Standar Keberhasilan : batas penguasaan 75  Sumber : Mardapi (2004)
Berdasarkan tabel, dampaknya Diana masih terbatas menguasai kemampuan mendeskripsikan keterampilan dasar dan keterampilan sains dan gagal menguasai eksperimen (percobaan). Dengan demikian, guru harus mengetahui persis dalam hal ini Diana perlu mendapat bimbingan melalui program perbaikan atau remidi.

f.       Bentuk Laporan
Laporan hasil belajar siswa yang baik seharusnya mencangkup aspek kognitif, aspek psikomotorik, dan aspek afektif.
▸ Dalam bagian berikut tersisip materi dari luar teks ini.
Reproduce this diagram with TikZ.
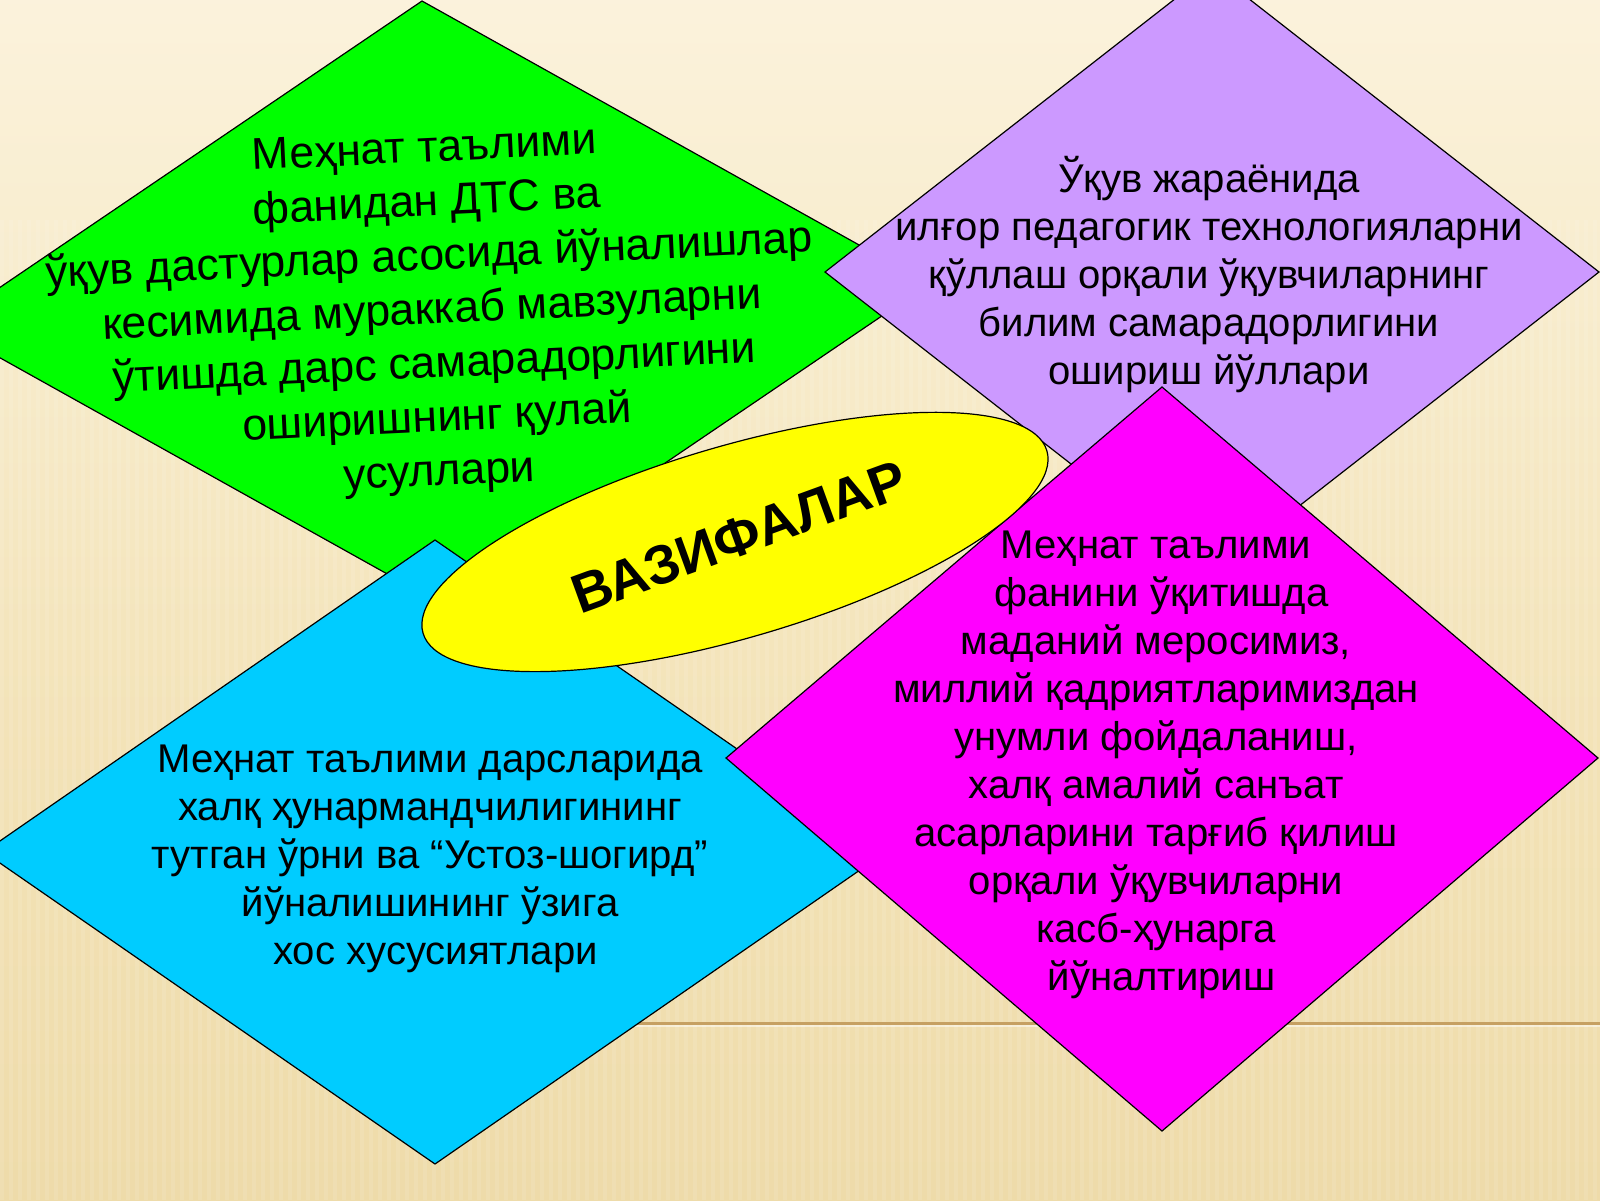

Berikut ini macam-macam laporan (dalam Harun, 2007 :242) adalah :
1)      Laporan untuk Siswa
Untuk menginformasikan hasil belajar siswa dapat diperoleh melalui ujian, kuesioner atau angket, wawancara, atau pengamatan. Informasi hasil ujian dapat dimanfaatkan siswa untuk :
a.       Mengetahui kemajuan hasil belajar diri,
b.      Mengetahui konsep-konsep atau teori-teori yang belum dikuasai,
c.       Memotivasi diri untuk belajar lebih baik,
d.      Memperbaiki strategi belajar.
Selanjutnya dalam memberi informasi yang akurat dapat dimanfaatkan siswa seoptimal mungkin, maka laporan yang diberikan kepada siswa harus berisi tentang :
a.       Hasil pencapaian belajar siswa yang dinyatakan dalam bentuk kompetensi dasar yang sudah dicapai dan belum dicapai,
b.      Kekuatan dan kelemahan siswa dalam semua mata pelajaran,
c.       Minat siswa pada masing-masing mata pelajaran.
Selain itu juga laporan harus menggunakan bahasa yang dapt memotivasi siswa untuk belajar lebih baik.Sehingga format laporan digunakan dalam istilah hasil belajar.
2)      Laporan untuk Orang tua
Untuk informasi hasil ujian dimanfaatkan oleh orang tua untuk memotivasi anaknya agar hasil belajarnya lebih baik dan strategi dalam membantu anaknya belajar. Informasi ini digunakan orang tua untuk :
a.       Membantu anaknya belajar,
b.      Memotivasi anaknya belajar,
c.       Membantu sekolah untuk meningkatkan hasil belajar siswa,
d.      Membantu sekolah dalam melengkapi fasilitas belajar.
Agar dapat memenuhi kebutuhan orang tua dalam meningkatkan proses pembelajaran, bentuk laporan hasil ujian harus mencangkup tiga aspek, yaitu : kognitif, psikomotorik, dan afektif, dan meliputi : kelemahan dan kekuatan siswa, keterampilan siswa dalam melaksanakan tugas, dan minat siswa terhadap mata pelajaran tertentu.
3)      Laporan untuk Guru dan Sekolah
Laporan hasil ujian untuk guru dan kepala sekolah harus mencangkup semua aspek kognitif, psikomotor, dan afektif. Guru memerlukan informasi yang lebih global untuk masing-masing kelas yang diajar, sedangkan kepala sekolah memerlukan informasi global untuk semua kelas dalam satu sekolah, khususnya tentang hasil belajar.